Member of the Ceylon Parliament for Negombo
- In office 1967–1976
- Preceded by: A. N. D. A. Abeysinghe
- Succeeded by: T. Quintin Fernando

Personal details
- Born: 30 September 1903 Katana
- Died: 21 October 1976 (aged 73) Colombo
- Party: Lanka Sama Samaja Party
- Spouse: Esme Mary Violet Fernando
- Children: Lalitha Weerakone Rohini De Mel Malini De Fonseka
- Alma mater: St Joseph's College, Colombo, University of Edinburgh
- Profession: Physician, politician

= Hector Fernando =

Ceylonese politician

Dr Hector Hieronymus Fernando (30 September 1903 - 21 October 1976) was a Ceylonese Marxist politician.

Hector Hieronymus Fernando was born 30 September 1903 in Katana. He went to school at St. Joseph's College, Colombo, travelling to the United Kingdom to study medicine at the University of Edinburgh. After qualifying as a physician he returned to Ceylon and established a private dispensary in Negombo, which evolved into a private nursing home and maternity clinic.

In 1937 he joined the Lanka Sama Samaja Party (LSSP), a Trotskyist political party. He subsequently ran, albeit unsuccessfully, for a seat on the Negombo Municipal Council at every available opportunity in numerous wards. It was only in 1962 that he was finally elected to the council.

Fernando contested the 2nd parliamentary election, held in May 1952 for the seat of Negombo, representing the LSSP. Fernando fell short of securing the seat by 13,325 votes, only securing 24% of the total vote.

He was successful in securing the seat at the 3rd parliamentary election held in April 1956, defeating the United National Party candidate, Quintin Fernando, by 2,680 votes (obtaining 47.5% of the total vote).

In 1959 the Delineation Commission divided the Negombo Electoral Division into two separate electorates and at the 4th parliamentary election, held on 19 March 1960, Fernando ran in the newly created seat of Katana, where he lost to Wijayapala Mendis, from the United National Party by 6,011 votes. He re-contested Katana at the subsequent parliamentary election in July 1960, falling short of securing the seat by 44 votes.

At the 6th parliamentary election, held in March 1965, he challenged Mendis for a third time in Katana and although there was a swing at the elections to the United National Party, Fernando losing out to Mendis again by 2,607 votes.
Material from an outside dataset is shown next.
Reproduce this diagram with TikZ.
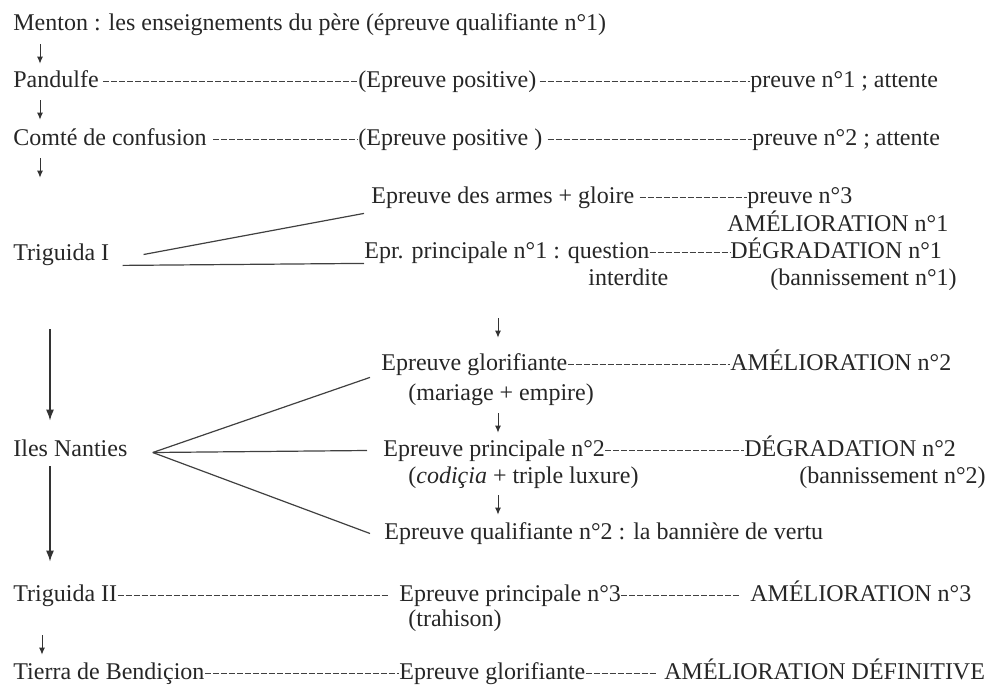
\documentclass[tikz,border=0pt]{standalone}
\usepackage{fontspec}
\setmainfont{Liberation Serif}
\usetikzlibrary{calc}
\usetikzlibrary{arrows.meta}

\begin{document}
\begin{tikzpicture}[x=0.5pt, y=-0.5pt,
  txt/.style={inner sep=0pt, anchor=base west, text height=8pt, text depth=2.5pt,
    text=black!85, font=\fontsize{12}{14}\selectfont},
  dashline/.style={draw=black!75, line width=0.5pt, dash pattern=on 3pt off 1pt},
  stub/.style={-{Latex[length=3.5pt, width=3pt]}, draw=black!80, line width=0.45pt},
  longarrow/.style={-{Latex[length=5.5pt, width=4pt]}, draw=black!80, line width=0.7pt},
  branch/.style={draw=black!75, line width=0.6pt}]

\useasboundingbox (0,0) rectangle (993,687);

% columns of the arrows
\coordinate (colA) at (40,0);
\coordinate (colB) at (498,0);
\coordinate (colC) at (50,0);
\coordinate (colD) at (42,0);

%%%Places
\node[txt] (menton) at (13,30) {Menton : les enseignements du père (épreuve qualifiante n°1)};
\node[txt] (pand) at (13,87) {Pandulfe};
\node[txt] (comte) at (13,145) {Comté de confusion};
\node[txt] (trig1) at (13,260) {Triguida I};
\node[txt] (iles) at (13,456) {Iles Nanties};
\node[txt] (trig2) at (13,601) {Triguida II};
\node[txt] (tierra) at (13,679) {Tierra de Bendiçion};

%%%Epreuves
\node[txt] (pos1) at (358,87) {(Epreuve positive)};
\node[txt] (pos2) at (358,145) {(Epreuve positive )};
\node[txt] (armes) at (371,203) {Epreuve des armes + gloire};
\node[txt] (epr1) at (364,258) {Epr. principale n°1 : question};
\node[txt] (interd) at (588,285) {interdite};
\node[txt] (glor) at (381,370) {Epreuve glorifiante};
\node[txt] (mar) at (408,400) {(mariage + empire)};
\node[txt] (epp2) at (383,456) {Epreuve principale n°2};
\node[txt] (codi) at (408,483) {(\textit{codiçia} + triple luxure)};
\node[txt] (qual2) at (384,539) {Epreuve qualifiante n°2 : la bannière de vertu};
\node[txt] (epp3) at (399,601) {Epreuve principale n°3};
\node[txt] (trah) at (408,626) {(trahison)};
\node[txt] (glor2) at (399,679) {Epreuve glorifiante};

%%%Results
\node[txt] (att1) at (750,87) {preuve n°1 ; attente};
\node[txt] (att2) at (752,145) {preuve n°2 ; attente};
\node[txt] (pr3) at (747,203) {preuve n°3};
\node[txt] (amel1) at (727,231) {AMÉLIORATION n°1};
\node[txt] (degr1) at (730,258) {DÉGRADATION n°1};
\node[txt] (bann1) at (770,285) {(bannissement n°1)};
\node[txt] (amel2) at (730,370) {AMÉLIORATION n°2};
\node[txt] (degr2) at (744,456) {DÉGRADATION n°2};
\node[txt] (bann2) at (799,483) {(bannissement n°2)};
\node[txt] (amel3) at (750,601) {AMÉLIORATION n°3};
\node[txt] (ameldef) at (664,679) {AMÉLIORATION DÉFINITIVE};

%%%Dashes
\draw[dashline, shorten <=2pt] (pand.east) -- (pos1.west);
\draw[dashline, shorten <=1.5pt] (pos1.east) -- (att1.west);
\draw[dashline, shorten <=3pt] (comte.east) -- (pos2.west);
\draw[dashline, shorten <=2.5pt] (pos2.east) -- (att2.west);
\draw[dashline, shorten <=2.5pt] (armes.east) -- (pr3.west);
\draw[dashline] (epr1.east) -- (degr1.west);
\draw[dashline] (glor.east) -- (amel2.west);
\draw[dashline] (epp2.east) -- (degr2.west);
\draw[dashline, shorten >=5pt] (trig2.east) -- (epp3.west);
\draw[dashline, shorten >=5pt] (epp3.east) -- (amel3.west);
\draw[dashline] (tierra.east) -- (glor2.west);
\draw[dashline, shorten >=3.5pt] (glor2.east) -- (ameldef.west);

%%%Branches
\draw[branch] ([xshift=17pt]trig1.east) -- ([xshift=-3.5pt, yshift=-2.5pt]armes.south west);
\draw[branch] ([xshift=6.5pt]trig1.south east) -- (epr1.south west);
\coordinate (fan) at ($ (iles.east) + (25,2) $);
\draw[branch] (fan) -- ([xshift=-5.5pt, yshift=-1pt]glor.south west);
\draw[branch] (fan) -- ([xshift=-8pt]epp2.west);
\draw[branch] (fan) -- ([xshift=-7pt]qual2.west);

%%%Arrows
\draw[stub, shorten <=4.5pt, shorten >=3.5pt] (menton.south -| colA) -- (pand.north -| colA);
\draw[stub, shorten <=4pt, shorten >=4.5pt] (pand.south -| colA) -- (comte.north -| colA);
\draw[stub, shorten <=4pt, shorten >=33pt] (comte.south -| colA) -- (trig1.north -| colA);
\draw[longarrow, shorten <=32pt, shorten >=9.5pt] (trig1.south -| colC) -- (iles.north -| colC);
\draw[longarrow, shorten <=2.5pt, shorten >=11.5pt] (iles.south -| colC) -- (trig2.north -| colC);
\draw[stub, shorten <=14.5pt, shorten >=4pt] (trig2.south -| colD) -- (tierra.north -| colD);
\draw[stub, shorten <=14pt, shorten >=8pt] (interd.south -| colB) -- (glor.north -| colB);
\draw[stub, shorten <=4pt, shorten >=3.5pt] (mar.south -| colB) -- (epp2.north -| colB);
\draw[stub, shorten <=3.5pt, shorten >=4pt] (codi.south -| colB) -- (qual2.north -| colB);

\end{tikzpicture}
\end{document}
He was denied the LSSP nomination for Katana at the 1970 Ceylonese parliamentary election due to a deal between the Sri Lanka Freedom Party (SLFP) and the LSSP whereby the SLFP agreed not to run a candidate in the seat of Balapitiya (which was won by the LSSP candidate, Weerasinghe de Silva) in return for the LSSP not running a candidate in Katana (which was won by K. C. de Silva from the SLFP by 10,781 votes). Despite his disappointment in the party's decision he remained a member of the LSSP until his death on 21 October 1976. At the time of his death he was the chairman of the Negombo South Fisheries Co-operative, which at the time was the largest co-operative project in South East Asia.